For a bit of extra help in the game, the easy and very easy modes offer hints through a mobile flip phone, mark quest locations on your map, and display an eye icon when a janitor is in range. These features are otherwise completely absent in harder difficulties, and are a nice touch, offering gentle guidance to those who seek it without holding your hand too tightly. The harder modes have no clear objectives or markers, leaving the game pretty open to your own interpretation, and you must rely on reading documents and remembering small details in order to progress.
The sound design for White Day: A Labyrinth Named School is a masterpiece and a key component in maintaining the ever-mounting tension as you explore. There are resonating strings whenever you interact with an item and soft, mournful vocalising plays as you walk through corridors, often rising in pitch as you go along.
That, alone, is enough to get the hairs on the back of your neck standing up but is enhanced even further by the constant rain pattering against the window, the whistling winds that unexpectedly blow through the hallways, and the lightning streaking the sky outside, occasionally flashing in your peripheral vision.
In terms of performance, I didn’t encounter any of the glitches or bugs that were apparently abundant in the original 2001 release. Sometimes character models jitter or clip through doors, and there’s an odd visual effect similar to ghosting, where light and shadow seem to drag around interactable objects when you move your camera. Aside from that the game runs smoothly with little to no hiccups.
The upscaling efforts of the 2017 re-release are admirable, and a clear improvement over the original 2001 version, but White Day still looks like a game that could easily run on a PS2, and some of the jumpscares look like moving .jpgs. However, the stylised character designs and realistic settings are effective and work well with the old-school feel of the game.
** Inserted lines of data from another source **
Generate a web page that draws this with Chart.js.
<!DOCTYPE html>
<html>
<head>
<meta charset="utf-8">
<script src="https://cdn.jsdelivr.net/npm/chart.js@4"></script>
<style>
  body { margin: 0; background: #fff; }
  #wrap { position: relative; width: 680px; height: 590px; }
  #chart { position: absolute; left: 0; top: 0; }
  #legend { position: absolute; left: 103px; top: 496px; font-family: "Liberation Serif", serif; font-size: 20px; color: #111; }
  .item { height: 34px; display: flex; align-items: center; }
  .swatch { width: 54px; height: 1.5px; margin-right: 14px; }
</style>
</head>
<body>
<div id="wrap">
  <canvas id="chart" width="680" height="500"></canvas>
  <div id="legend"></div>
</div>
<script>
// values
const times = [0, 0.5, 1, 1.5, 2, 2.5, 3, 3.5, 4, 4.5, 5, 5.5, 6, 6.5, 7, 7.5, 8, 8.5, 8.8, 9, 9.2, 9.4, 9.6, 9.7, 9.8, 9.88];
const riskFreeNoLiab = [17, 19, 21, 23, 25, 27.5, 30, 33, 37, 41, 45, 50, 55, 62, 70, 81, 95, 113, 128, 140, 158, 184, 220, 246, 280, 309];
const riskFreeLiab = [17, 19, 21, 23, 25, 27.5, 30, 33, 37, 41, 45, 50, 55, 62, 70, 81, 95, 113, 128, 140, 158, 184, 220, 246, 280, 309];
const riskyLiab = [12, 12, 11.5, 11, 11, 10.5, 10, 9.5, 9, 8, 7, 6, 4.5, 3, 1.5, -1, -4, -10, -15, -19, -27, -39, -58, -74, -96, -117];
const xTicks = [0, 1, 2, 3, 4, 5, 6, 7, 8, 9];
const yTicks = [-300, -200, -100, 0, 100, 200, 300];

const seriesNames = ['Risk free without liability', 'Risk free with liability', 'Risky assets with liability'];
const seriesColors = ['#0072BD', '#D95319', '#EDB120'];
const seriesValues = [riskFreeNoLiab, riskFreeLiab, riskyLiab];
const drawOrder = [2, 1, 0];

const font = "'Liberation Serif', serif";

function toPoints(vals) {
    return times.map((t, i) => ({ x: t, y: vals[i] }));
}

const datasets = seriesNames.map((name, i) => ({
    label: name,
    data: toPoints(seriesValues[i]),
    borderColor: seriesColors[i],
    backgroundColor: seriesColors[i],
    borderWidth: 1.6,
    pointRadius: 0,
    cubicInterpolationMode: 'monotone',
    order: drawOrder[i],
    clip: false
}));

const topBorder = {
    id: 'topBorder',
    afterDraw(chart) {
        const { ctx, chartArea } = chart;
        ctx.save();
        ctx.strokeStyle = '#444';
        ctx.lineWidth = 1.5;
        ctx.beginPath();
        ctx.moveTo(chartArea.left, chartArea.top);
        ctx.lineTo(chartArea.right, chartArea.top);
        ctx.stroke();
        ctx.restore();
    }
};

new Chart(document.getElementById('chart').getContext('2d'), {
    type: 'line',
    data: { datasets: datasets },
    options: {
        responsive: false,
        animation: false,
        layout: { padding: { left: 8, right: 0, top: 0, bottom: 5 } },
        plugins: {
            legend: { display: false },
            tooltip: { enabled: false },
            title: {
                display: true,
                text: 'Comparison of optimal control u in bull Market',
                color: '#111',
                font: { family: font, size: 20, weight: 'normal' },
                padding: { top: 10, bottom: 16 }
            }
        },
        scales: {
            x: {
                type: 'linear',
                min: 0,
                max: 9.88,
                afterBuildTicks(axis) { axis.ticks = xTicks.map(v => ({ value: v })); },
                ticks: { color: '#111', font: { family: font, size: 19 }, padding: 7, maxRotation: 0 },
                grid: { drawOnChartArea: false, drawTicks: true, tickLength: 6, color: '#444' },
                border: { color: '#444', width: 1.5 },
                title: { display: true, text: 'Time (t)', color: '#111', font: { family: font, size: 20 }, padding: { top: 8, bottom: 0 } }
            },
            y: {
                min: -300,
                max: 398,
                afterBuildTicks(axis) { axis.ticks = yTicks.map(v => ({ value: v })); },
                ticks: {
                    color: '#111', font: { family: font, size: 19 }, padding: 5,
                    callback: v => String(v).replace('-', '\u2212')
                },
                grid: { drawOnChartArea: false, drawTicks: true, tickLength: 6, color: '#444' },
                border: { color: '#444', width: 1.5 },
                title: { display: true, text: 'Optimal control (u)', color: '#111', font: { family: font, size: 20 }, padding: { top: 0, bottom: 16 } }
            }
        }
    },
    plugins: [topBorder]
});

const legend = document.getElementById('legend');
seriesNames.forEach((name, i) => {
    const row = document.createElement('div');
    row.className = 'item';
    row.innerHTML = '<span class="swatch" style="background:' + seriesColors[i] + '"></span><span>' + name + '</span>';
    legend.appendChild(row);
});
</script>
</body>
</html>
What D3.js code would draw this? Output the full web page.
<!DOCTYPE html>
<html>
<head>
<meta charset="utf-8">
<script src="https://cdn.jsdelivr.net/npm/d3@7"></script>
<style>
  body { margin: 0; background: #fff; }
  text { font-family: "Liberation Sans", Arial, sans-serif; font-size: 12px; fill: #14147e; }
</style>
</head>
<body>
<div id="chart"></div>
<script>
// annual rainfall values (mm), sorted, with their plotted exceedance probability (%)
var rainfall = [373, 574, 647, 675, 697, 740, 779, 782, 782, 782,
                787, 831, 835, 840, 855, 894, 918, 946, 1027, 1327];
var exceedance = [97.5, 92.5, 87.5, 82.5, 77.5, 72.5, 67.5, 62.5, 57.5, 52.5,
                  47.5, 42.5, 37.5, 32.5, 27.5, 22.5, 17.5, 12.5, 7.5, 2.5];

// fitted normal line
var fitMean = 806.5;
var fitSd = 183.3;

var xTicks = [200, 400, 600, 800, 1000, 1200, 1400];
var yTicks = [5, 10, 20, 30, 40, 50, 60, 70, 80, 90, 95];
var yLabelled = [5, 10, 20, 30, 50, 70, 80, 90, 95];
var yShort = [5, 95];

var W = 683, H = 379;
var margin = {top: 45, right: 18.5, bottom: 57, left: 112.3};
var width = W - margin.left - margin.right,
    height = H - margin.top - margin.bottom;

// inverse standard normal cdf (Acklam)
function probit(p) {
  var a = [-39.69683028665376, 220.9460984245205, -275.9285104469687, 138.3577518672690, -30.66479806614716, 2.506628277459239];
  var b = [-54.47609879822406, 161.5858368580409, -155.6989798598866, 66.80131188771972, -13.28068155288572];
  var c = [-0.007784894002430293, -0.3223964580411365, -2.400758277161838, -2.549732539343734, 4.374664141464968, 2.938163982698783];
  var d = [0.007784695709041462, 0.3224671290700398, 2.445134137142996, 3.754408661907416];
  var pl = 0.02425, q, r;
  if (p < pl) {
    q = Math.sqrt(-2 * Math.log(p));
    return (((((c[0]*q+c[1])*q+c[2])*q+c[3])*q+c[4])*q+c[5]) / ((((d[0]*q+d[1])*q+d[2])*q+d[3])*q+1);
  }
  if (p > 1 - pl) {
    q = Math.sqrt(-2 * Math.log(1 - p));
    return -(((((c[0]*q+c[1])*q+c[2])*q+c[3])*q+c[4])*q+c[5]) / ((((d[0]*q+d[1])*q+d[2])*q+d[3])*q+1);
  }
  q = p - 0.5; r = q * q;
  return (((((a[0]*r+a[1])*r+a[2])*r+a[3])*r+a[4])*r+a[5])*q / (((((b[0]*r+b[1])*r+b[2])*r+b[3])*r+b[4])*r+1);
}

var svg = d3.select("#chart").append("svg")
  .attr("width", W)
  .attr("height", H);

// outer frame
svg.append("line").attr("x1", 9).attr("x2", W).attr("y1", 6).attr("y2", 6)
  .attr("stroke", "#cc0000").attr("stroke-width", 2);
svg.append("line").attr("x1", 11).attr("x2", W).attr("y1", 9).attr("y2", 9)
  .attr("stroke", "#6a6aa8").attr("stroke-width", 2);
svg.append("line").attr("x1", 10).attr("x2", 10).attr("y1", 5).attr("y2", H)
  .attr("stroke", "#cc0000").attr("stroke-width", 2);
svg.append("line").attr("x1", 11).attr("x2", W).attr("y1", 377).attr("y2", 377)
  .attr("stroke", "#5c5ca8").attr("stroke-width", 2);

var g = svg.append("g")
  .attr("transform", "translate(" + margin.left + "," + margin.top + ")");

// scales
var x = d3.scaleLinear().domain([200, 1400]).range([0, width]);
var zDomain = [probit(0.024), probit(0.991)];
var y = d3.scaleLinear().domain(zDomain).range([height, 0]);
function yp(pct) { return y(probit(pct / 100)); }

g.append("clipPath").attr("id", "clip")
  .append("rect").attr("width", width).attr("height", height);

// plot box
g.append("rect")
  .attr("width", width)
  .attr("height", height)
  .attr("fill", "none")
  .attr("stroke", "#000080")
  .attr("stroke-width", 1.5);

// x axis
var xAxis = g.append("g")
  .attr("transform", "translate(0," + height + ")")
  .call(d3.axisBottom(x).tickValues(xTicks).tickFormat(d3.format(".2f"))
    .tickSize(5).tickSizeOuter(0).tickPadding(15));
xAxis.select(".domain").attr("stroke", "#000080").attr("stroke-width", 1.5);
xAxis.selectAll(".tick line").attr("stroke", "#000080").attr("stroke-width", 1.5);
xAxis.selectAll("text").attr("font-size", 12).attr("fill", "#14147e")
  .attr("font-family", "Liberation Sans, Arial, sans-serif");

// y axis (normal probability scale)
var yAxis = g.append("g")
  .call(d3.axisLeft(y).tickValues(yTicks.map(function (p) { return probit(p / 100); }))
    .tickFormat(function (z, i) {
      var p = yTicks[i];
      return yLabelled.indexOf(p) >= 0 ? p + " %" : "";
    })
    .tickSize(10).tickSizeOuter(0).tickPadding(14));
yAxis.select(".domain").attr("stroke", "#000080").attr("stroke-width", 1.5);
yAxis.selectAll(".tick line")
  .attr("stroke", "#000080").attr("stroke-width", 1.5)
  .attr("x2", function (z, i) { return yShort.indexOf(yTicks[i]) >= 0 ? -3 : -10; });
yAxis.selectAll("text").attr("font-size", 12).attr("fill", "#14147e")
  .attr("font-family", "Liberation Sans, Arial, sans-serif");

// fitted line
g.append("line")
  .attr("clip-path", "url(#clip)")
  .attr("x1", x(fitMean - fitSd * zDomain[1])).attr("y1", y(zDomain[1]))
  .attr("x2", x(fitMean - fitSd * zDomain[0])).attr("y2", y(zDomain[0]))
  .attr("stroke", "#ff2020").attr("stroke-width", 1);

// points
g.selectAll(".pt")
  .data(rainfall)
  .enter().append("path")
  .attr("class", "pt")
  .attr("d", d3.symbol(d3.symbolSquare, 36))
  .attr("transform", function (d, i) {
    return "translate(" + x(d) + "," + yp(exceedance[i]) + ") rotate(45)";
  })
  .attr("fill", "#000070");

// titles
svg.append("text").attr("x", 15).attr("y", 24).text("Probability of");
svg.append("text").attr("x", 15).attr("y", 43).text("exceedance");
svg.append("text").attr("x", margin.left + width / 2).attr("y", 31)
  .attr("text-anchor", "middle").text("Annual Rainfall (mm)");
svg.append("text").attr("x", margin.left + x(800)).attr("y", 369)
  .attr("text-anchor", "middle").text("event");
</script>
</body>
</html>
Controls are simple and easy to grasp on Switch, and you can adjust both screen brightness and cursor speed in your settings to suit your personal preferences. I find that the searching and viewing modes feel a little clunky on Switch, with you using the joystick to drag the cursor over the item you want to inspect or grab. For smaller items, it can be a little hard to aim and feels more suited to a keyboard and mouse. Outside of this, the Switch control mapping is intuitive and works well.
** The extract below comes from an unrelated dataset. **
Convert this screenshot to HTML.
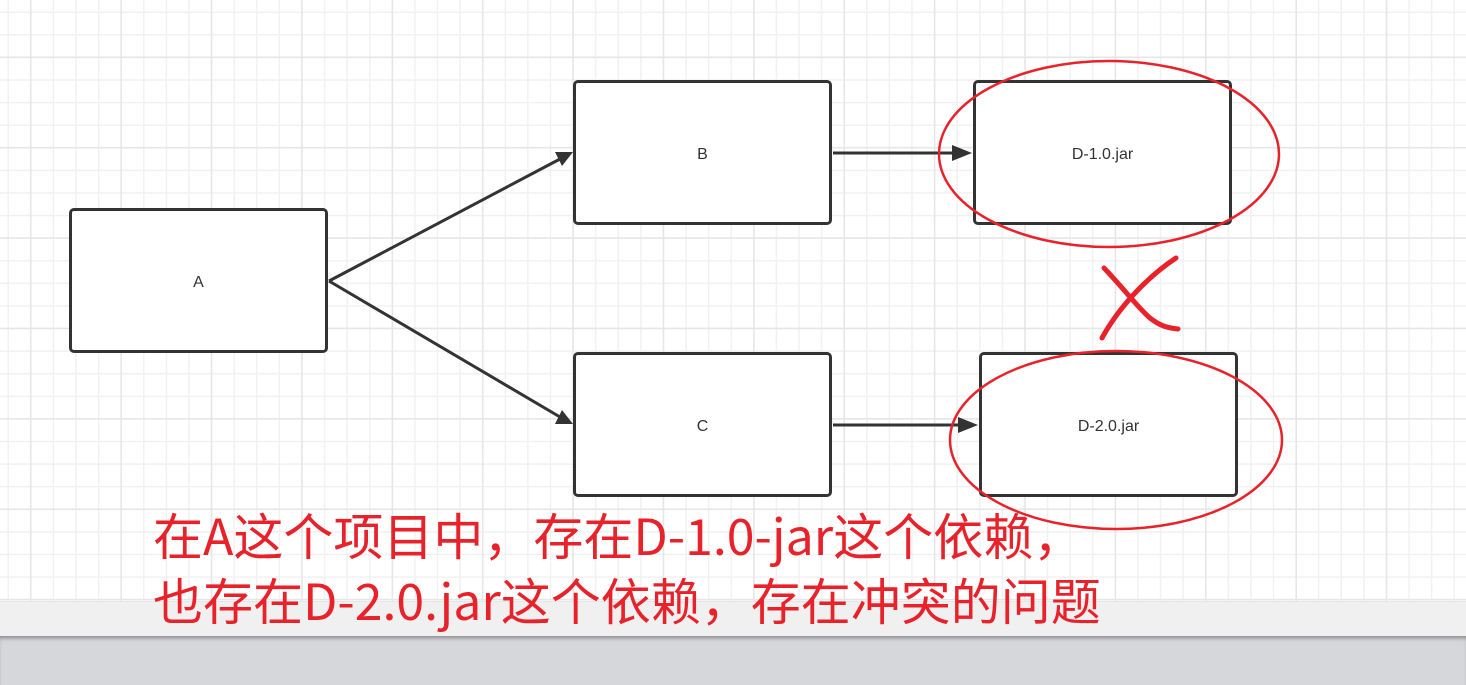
<!DOCTYPE html>
<html><head><meta charset="utf-8"><style>
html,body{margin:0;padding:0;}
body{width:1466px;height:685px;position:relative;overflow:hidden;background:#fff;font-family:"Liberation Sans","Noto Sans CJK SC",sans-serif;}
.grid{position:absolute;left:0;top:0;width:1466px;height:601px;
background-image:
linear-gradient(to right,#e6e6e6 0,#e6e6e6 1.5px,transparent 1.5px),
linear-gradient(to bottom,#e6e6e6 0,#e6e6e6 1.5px,transparent 1.5px),
linear-gradient(to right,#f1f1f1 0,#f1f1f1 1.5px,transparent 1.5px),
linear-gradient(to bottom,#f1f1f1 0,#f1f1f1 1.5px,transparent 1.5px);
background-size:90.4px 90.4px,90.4px 90.4px,22.6px 22.6px,22.6px 22.6px;
background-position:30px 0,0 56.5px,7.5px 0,0 11.5px;}
.band{position:absolute;left:0;top:601px;width:1466px;height:35px;background:#f0f0f0;border-top:1px solid #e6e6e6;}
.bot{position:absolute;left:0;top:636px;width:1466px;height:49px;background:#d6d7db;box-shadow:inset 0 4px 4px -2px #888;}
.box{position:absolute;box-sizing:border-box;border:3px solid #333;border-radius:5px;background:#fff;width:259px;height:145px;display:flex;align-items:center;justify-content:center;font-size:16px;color:#333;padding-top:4px;}
.txt{position:absolute;left:153px;color:#e8222a;font-size:50px;font-family:"Noto Sans CJK SC",sans-serif;line-height:1;white-space:nowrap;}
</style></head><body>
<div class="grid"></div>
<div class="band"></div>
<div class="bot"></div>
<div class="box" style="left:69px;top:208px">A</div>
<div class="box" style="left:573px;top:80px">B</div>
<div class="box" style="left:573px;top:352px">C</div>
<div class="box" style="left:973px;top:80px">D-1.0.jar</div>
<div class="box" style="left:979px;top:352px">D-2.0.jar</div>
<svg width="1466" height="685" style="position:absolute;left:0;top:0">
<g stroke="#333" stroke-width="3" fill="none">
<line x1="329" y1="281" x2="560" y2="159"/>
<line x1="329" y1="281" x2="560" y2="417"/>
<line x1="833" y1="153" x2="955" y2="153"/>
<line x1="833" y1="425" x2="960" y2="425"/>
</g>
<g fill="#333">
<polygon points="573,152 555,152 562,166"/>
<polygon points="573,424 562,410 555,424" />
<polygon points="972,153 952,145 952,161"/>
<polygon points="978,425 958,417 958,433"/>
</g>
<g stroke="#e8222a" stroke-width="2.5" fill="none">
<ellipse cx="1109" cy="154" rx="170" ry="93"/>
<ellipse cx="1116" cy="440" rx="166" ry="89"/>
</g>
<g stroke="#e8222a" stroke-width="5" fill="none" stroke-linecap="round">
<path d="M1104,268 C1125,290 1140,310 1150,318 C1160,326 1168,328 1178,329"/>
<path d="M1176,258 C1150,275 1120,305 1102,338"/>
</g>
</svg>
<div class="txt" style="top:509px">在A这个项目中，存在D-1.0-jar这个依赖，</div>
<div class="txt" style="top:574px">也存在D-2.0.jar这个依赖，存在冲突的问题</div>
</body></html>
There are plenty of fun costumes available in the customisation tab on the main menu, allowing you to change the appearance of the students and the janitor. Options include the original 2001 models and cute homages to other iconic horror franchises like Resident Evil.
There are also some of the more whacky options, like dressing the janitors up as giant reindeer or hula dancers, which certainly takes some of the threat out of their chases. Most of the costumes are unlocked by default, though some are obtainable by completing certain achievements, such as collecting all the ghost stories in the game.
Overall, White Day: A Labyrinth Named School is a fun and spooky survival romp that transports me back to a simpler time. Reminiscent of other cult classics like Amnesia, Detention, and Obscure, it checks a lot of boxes and offers some great tension and scares.
Though it doesn’t quite live up to the legends that precede it, with it being a little too reliant on backtracking and those frustrating janitors slowing you down, it’s a great little experience with plenty of replay value, and I’m glad to have it in my Switch library. If you can overlook some of its dated elements and appreciate it for the piece of horror history that it is, don’t be afraid to give it a try – or do be afraid, it’s up to you!